Los detectives que comparecen pertenecen a los servicios de inteligencia, han espiado a los comuneros. Materialmente los espiaron. También analizan datos. Las comunidades han sido allanadas con una violencia inusitada, malvada, cuentan los familiares. Se llevan todo, dicen. Los habitantes de las comunidades están asustados. En una de las grabaciones telefónicas se escucha claramente ¿a Llaitul? decir: «están entrando a las comunidades». El detective declara que vio a un grupo de comuneros encapuchados y armados vigilando la sustracción de madera, le pregunta el fiscal que quiénes serían esas personas, el detective contesta: «todos los que están acá», más adelante se retracta y dice: «algunos de los que están acá». Me pregunto cómo los reconoció a través de la capucha. Pero es un detalle, pienso, no vale la pena pensar, pienso. En los recesos, los familiares y concurrentes conversan, Natividad Llanquileo revisa insistentemente su celular (debe estar intervenido, pienso), dice que viajará a Santiago. Más tarde la veo brevemente en la casa de una querida amiga mía donde tomamos once. Se va a Santiago, Natividad, para participar en una reunión con el flamante Arzobispo Ezzati. Los familiares, los abogados dicen que los comuneros se sienten abandonados, ausentes de toda atención de la opinión pública, dicen que después de la prolongada huelga de hambre se produjo un vacío. Hablan de soledad.
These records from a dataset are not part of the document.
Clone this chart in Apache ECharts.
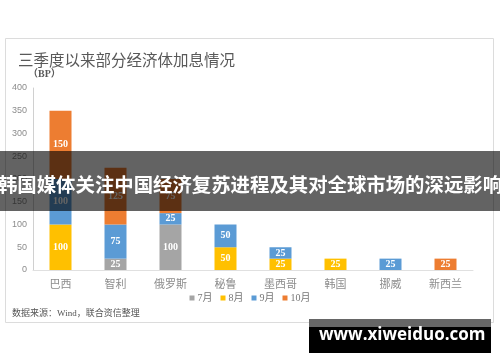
<!DOCTYPE html>
<html>
<head>
<meta charset="utf-8">
<script src="https://cdn.jsdelivr.net/npm/echarts@6/dist/echarts.min.js"></script>
<style>
  html, body { margin: 0; padding: 0; background: #fff; }
  #chart { width: 500px; height: 362px; }
</style>
</head>
<body>
<div id="chart"></div>
<script>
const categories = ['巴西', '智利', '俄罗斯', '秘鲁', '墨西哥', '韩国', '挪威', '新西兰']
const jul = [0, 25, 100, 0, 0, 0, 0, 0]
const aug = [100, 0, 0, 50, 25, 25, 0, 0]
const sep = [100, 75, 25, 50, 25, 0, 25, 0]
const oct = [150, 125, 75, 0, 0, 0, 0, 25]
const yTicks = [0, 400, 50]

const serif = '"Liberation Serif", "DejaVu Serif", "Noto Sans CJK SC", serif'
const cjk = '"Noto Sans CJK SC", sans-serif'

const myChart = echarts.init(document.getElementById('chart'))

function bar (name, data, color) {
  return {
    name: name,
    type: 'bar',
    stack: 'total',
    barWidth: '40%',
    data: data,
    itemStyle: { color: color },
    label: {
      show: true,
      position: 'inside',
      color: '#fff',
      fontWeight: 'bold',
      fontSize: 10,
      fontFamily: serif,
      formatter: p => (p.value > 0 ? p.value : '')
    }
  }
}

const option = {
  animation: false,
  backgroundColor: '#fff',
  title: {
    text: '三季度以来部分经济体加息情况',
    left: 13,
    top: 47,
    textStyle: { fontSize: 15.5, fontWeight: 'normal', color: '#595959', fontFamily: cjk }
  },
  legend: {
    bottom: 54,
    left: 'center',
    itemWidth: 5,
    itemHeight: 5,
    itemGap: 8,
    icon: 'rect',
    textStyle: { fontSize: 10, color: '#777', fontFamily: serif, padding: [0, 0, 0, -2] },
    data: ['7月', '8月', '9月', '10月']
  },
  grid: { left: 33, right: 27, top: 88, bottom: 92 },
  xAxis: {
    type: 'category',
    data: categories,
    axisLine: { lineStyle: { color: '#e0e0e0' } },
    axisTick: { show: false },
    axisLabel: { color: '#8c8c8c', fontSize: 11, fontFamily: cjk, margin: 8 }
  },
  yAxis: {
    type: 'value',
    min: yTicks[0],
    max: yTicks[1],
    interval: yTicks[2],
    axisLine: { show: true, lineStyle: { color: '#d0d0d0' } },
    axisTick: { show: false },
    splitLine: { show: false },
    axisLabel: { color: '#8c8c8c', fontSize: 9, margin: 6, fontFamily: '"Liberation Sans", sans-serif' }
  },
  series: [
    bar('7月', jul, '#A5A5A5'),
    bar('8月', aug, '#FFC000'),
    bar('9月', sep, '#5B9BD5'),
    bar('10月', oct, '#ED7D31')
  ],
  graphic: [
    {
      type: 'rect', z: -1, silent: true,
      shape: { x: 5.5, y: 38.5, width: 488, height: 284 },
      style: { fill: 'none', stroke: '#dcdcdc', lineWidth: 1 }
    },
    {
      type: 'text', left: 28, top: 69,
      style: { text: '（BP）', fontSize: 10, fill: '#595959', fontFamily: serif, fontWeight: 'bold' }
    },
    {
      type: 'text', left: 12, top: 309,
      style: { text: '数据来源：Wind，联合资信整理', fontSize: 9, fill: '#555', fontFamily: serif }
    },
    {
      type: 'rect', z: 100, silent: true,
      shape: { x: 0, y: 151, width: 500, height: 60 },
      style: { fill: 'rgba(0,0,0,0.61)' }
    },
    {
      type: 'text', z: 101,
      style: {
        x: 250, y: 185, align: 'center', verticalAlign: 'middle',
        text: '韩国媒体关注中国经济复苏进程及其对全球市场的深远影响',
        fontSize: 19.4, fontWeight: 'bold', fill: '#fff', fontFamily: cjk
      }
    },
    {
      type: 'rect', z: 100, silent: true,
      shape: { x: 309, y: 319, width: 182, height: 34 },
      style: { fill: '#000' }
    },
    {
      type: 'rect', z: 101, silent: true,
      shape: { x: 309, y: 319, width: 182, height: 8 },
      style: { fill: '#666' }
    },
    {
      type: 'text', z: 102, left: 319, top: 327,
      style: { text: 'www.xiweiduo.com', fontSize: 17, fontWeight: 'bold', fill: '#fff', fontFamily: '"Open Sans", "DejaVu Sans", sans-serif' }
    }
  ]
}

myChart.setOption(option)
</script>
</body>
</html>
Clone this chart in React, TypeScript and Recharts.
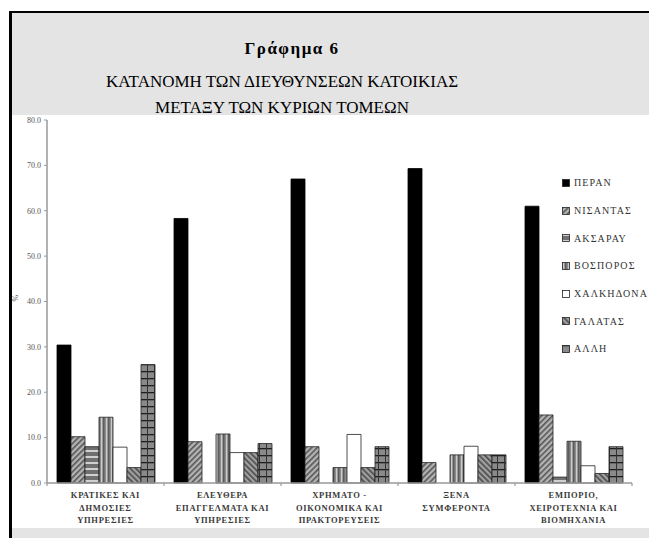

Los abogados, los familiares, especulan que el juicio deberá resolverse los últimos días de enero, que a finales de enero, después de los alegatos, los jueces van a fallar. Los familiares y un activista francés que ha presenciado todo el juicio piensan que van a condenar a Llaitul y a uno de los hermanos Llanquileo, que ese es el objetivo mayor del juicio. Lo que consideran más aberrante y angustioso es que han sido juzgados bajo una doble condición: justicia militar y justicia civil, simultáneamente, condición de la ley antiterrorista, con muchos testigos encapuchados y, pese a que la ley, después de la prolongada huelga de hambre que mantuvieron, fue recaratulada y se les juzgaría sólo bajo los presupuestos de la justicia civil, para ellos, el juicio que va a alcanzar un dictamen en unos días conservó la estructura de la ley antiterrorista y, por lo tanto, está viciado. (Jurídicamente la figura es más compleja, pero aquí establezco sólo una aproximación). Las acusaciones que rondan a los comuneros son múltiples: asociación ilícita, ataques a carabineros, ataque a un fiscal, porte ilegal de armas, robo de madera, entre otros cargos.
Mientras escribo estas notas pienso que cuando se publiquen, posiblemente ya habrá salido la resolución de los jueces y no puedo dejar de recordar, ahora mismo, que cuando estaba sentada, tras la sala vidriada, en un espacio adyacente, oyendo las escuchas y, mientras oía a los detectives hablar de la madera, de la madera, de la madera que le habría sido robada a la gran empresa forestal, me dieron ganas de pararme de mi asiento. Sí, me hubiese gustado quebrar el protocolo, entrar a la sala, acercarme al presidente del tribunal y de manera tranquila, pero segura, recordarle el famoso (y sabio) refrán que dice: «el que le roba a un ladrón tiene cien años de perdón». Por supuesto se trató de una imagen. Poderosa. Sincera. Volvimos a Santiago.